"SHINED A SEARCHLIGHT INTO EVERY MURKY CORNER OF WALL STREET"
PECORA, Ferdinand. Wall Street Under Oath. New York: Simon and Schuster, (1939). Octavo, original blue cloth. $3800.
First edition of Pecora's electrifying account of his key role as chief counsel in the dramatic 1930s Senate hearings on Wall Street's role in the 1929 Stock Market Crash, hearings that, in Pecora's own words, "cast a vivid light upon the uninhabited mores and methods of Wall Street," ranked with Watergate in their impact, laying the groundwork for long term financial reform and prompting FDR to name Pecora a commissioner of the newly formed SEC.
"For 16 months in the depths of the Great Depression, Ferdinand Pecora, a former New York prosecutor turned Senate inquisitor, captivated the country. He chronicled how, in the run up to the 1929 crash, Wall Street's elite financiers manipulated stocks, dodged taxes and collected enormous bonuses for peddling shoddy securities to unsuspecting Americans." As Pulitzer Prize-winning historian Ron Chernow notes, "Pecora was the perfect foil to the posh bankers who paraded before the microphones… When he was hired for $255 per month by the Senate committee, Pecora was earning less money than most Wall Street mandarins disbursed weekly in pocket change. Pecora was meticulous in preparation and legendary in stamina, mastering reams of material and staying up half the night before interrogations… The hearings started in a modest committee room, but as the public was swept up in the drama, they shifted to a stately caucus room, illuminated by chandeliers and flashbulbs. As it gained momentum, the inquiry expanded until it shined a searchlight into every murky corner of Wall Street. Pecora exposed a stock market manipulated by speculators to the detriment of small investors who could suddenly attach names and faces to their losses… On Black Thursday of 1929, the nation had applauded a seemingly heroic attempt by major bankers, including Albert Wiggin of Chase and Charles Mitchell of National City, to stem the market decline. Pecora showed that Wiggin had actually shorted Chase shares during the crash, profiting from falling prices. He also revealed that Mitchell and top officers at National City had helped themselves to $2.4 million… By the time Pecora got through with the bankers, Senator Burton Wheeler of Montana was likening them to Al Capone and the public referred to them as 'banksters,' rhyming with gangsters.
"With a public aching for retribution, Pecora was playing with combustible chemicals, and Wall Street complained that he was destroying confidence. President Franklin Roosevelt retorted that the bankers 'should have thought of that when they did the things that are being exposed now… In implacable style, Pecora badgered [House of] Morgan partners into admitting that they had paid no taxes for 1931 and 1932—an incendiary revelation when the country was undertaking huge public works projects to combat unemployment… No less inflammatory was exposure of Morgan's 'preferred list' by which the bank's influential friends participated in stock offerings at steeply discounted rates… One Morgan partner, George Whitney, lamely explained that the intent was to safeguard small investors by preventing them from assuming such risk.
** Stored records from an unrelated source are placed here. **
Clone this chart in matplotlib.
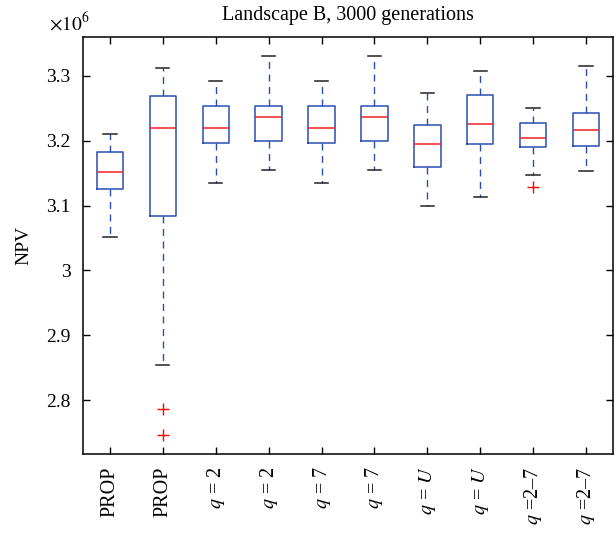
import numpy as np
import matplotlib
matplotlib.use("Agg")
import matplotlib.pyplot as plt

# box statistics (units of 1e6)
labels = ["PROP", "PROP", "$q$ = 2", "$q$ = 2", "$q$ = 7", "$q$ = 7",
          "$q$ = $U$", "$q$ = $U$", "$q$ =2\u20137", "$q$ =2\u20137"]
whislo = [3.052, 2.855, 3.135, 3.155, 3.135, 3.155, 3.099, 3.114, 3.147, 3.154]
q1 = [3.125, 3.084, 3.197, 3.199, 3.197, 3.199, 3.160, 3.195, 3.191, 3.192]
med = [3.152, 3.220, 3.220, 3.237, 3.220, 3.237, 3.195, 3.226, 3.205, 3.217]
q3 = [3.183, 3.269, 3.253, 3.254, 3.253, 3.254, 3.224, 3.270, 3.227, 3.243]
whishi = [3.211, 3.312, 3.292, 3.330, 3.292, 3.330, 3.273, 3.307, 3.250, 3.315]
fliers = [[], [2.787, 2.746], [], [], [], [], [], [], [3.128], []]

plt.rcParams['font.family'] = ['Liberation Serif', 'DejaVu Serif']
plt.rcParams['mathtext.fontset'] = 'stix'

fig = plt.figure(figsize=(6.16, 5.34), dpi=100)
ax = fig.add_axes([0.1347, 0.1498, 0.8604, 0.7809])

stats = []
for i in range(len(labels)):
    stats.append(dict(med=med[i], q1=q1[i], q3=q3[i], whislo=whislo[i],
                      whishi=whishi[i], fliers=np.array(fliers[i]), label=labels[i]))

blue = '#2a4db0'
ax.bxp(stats, positions=np.arange(1, 11), widths=0.5,
       boxprops=dict(color=blue, linewidth=1.1),
       medianprops=dict(color='#ee2222', linewidth=1.1),
       whiskerprops=dict(color=blue, linewidth=1.0, linestyle=(0, (5, 4))),
       capprops=dict(color='#222222', linewidth=1.1),
       flierprops=dict(marker='+', markeredgecolor='red', markersize=8, linestyle='none'),
       capwidths=0.25)

ax.set_xlim(0.49, 10.51)
ax.set_ylim(2.717, 3.36)
ax.set_yticks([2.8, 2.9, 3.0, 3.1, 3.2, 3.3])
ax.set_yticklabels(["2.8", "2.9", "3", "3.1", "3.2", "3.3"], fontsize=14)
ax.set_xticks(np.arange(1, 11))
ax.set_xticklabels(labels, rotation=90, fontsize=14.5)
ax.tick_params(direction='in', top=True, right=True, length=5, width=1, pad=9)
for s in ax.spines.values():
    s.set_linewidth(1.1)

ax.set_ylabel("NPV", fontsize=14, labelpad=10)
ax.set_title("Landscape B, 3000 generations", fontsize=14.5, pad=12)
fig.text(0.08, 0.944, r"$\times10^6$", fontsize=14)

fig.savefig("out.png", dpi=100)
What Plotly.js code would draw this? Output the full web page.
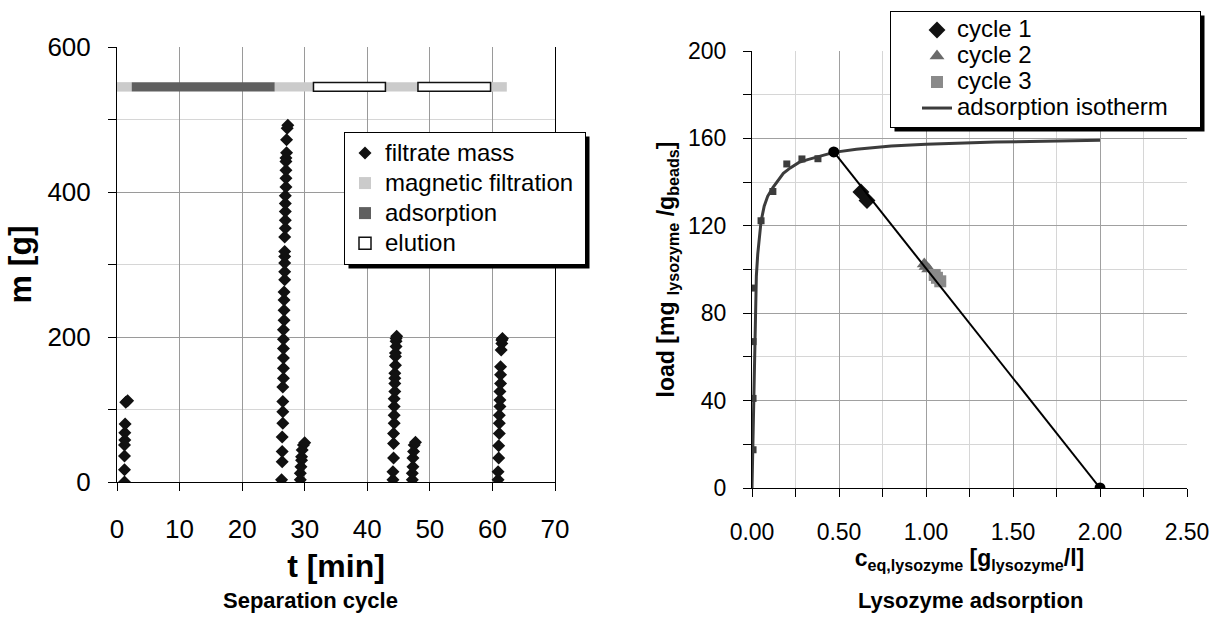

To which Pecora responded tartly in his best-selling book, Wall Street Under Oath, 'Many there were who would gladly have helped them share that appalling peril!"
Donald Ritchie, the associate historian for the Senate, ranks "the Pecora committee as one of the most effective among congressional inquiries, second perhaps to the Watergate hearings 'in terms of its impact on the nation… The Pecora hearings laid the groundwork for financial reform legislation… The Securities Act of 1933, the Glass-Steagall Act of 1933 and the Securities Exchange Act of 1934—all addressed abuses exposed by Pecora" (New York Times). In 1934 FDR appointed Pecora one of the first commissioners of the newly formed Securities Exchange Commission. "After serving only six months, however, he was appointed by New York governor Herbert Lehman to the state supreme court in 1935. In that same year he was elected to a full 14-year term and was reelected in 1949" (ANB). In 1939 Pecora published Wall Street Under Oath to remind the nation "what Wall Street was like before Uncle Sam stationed a policeman at its corner, lest, in time to come, some attempt be made to abolish that post" (xi). First edition with "no printing or edition notice" on copyright page (Zempel & Verkler, 407). With one page of publisher's advertisements at rear; without very scarce dust jacket. Owner signature dated year of publication.
Spine gilt a bit faded. A beautiful copy.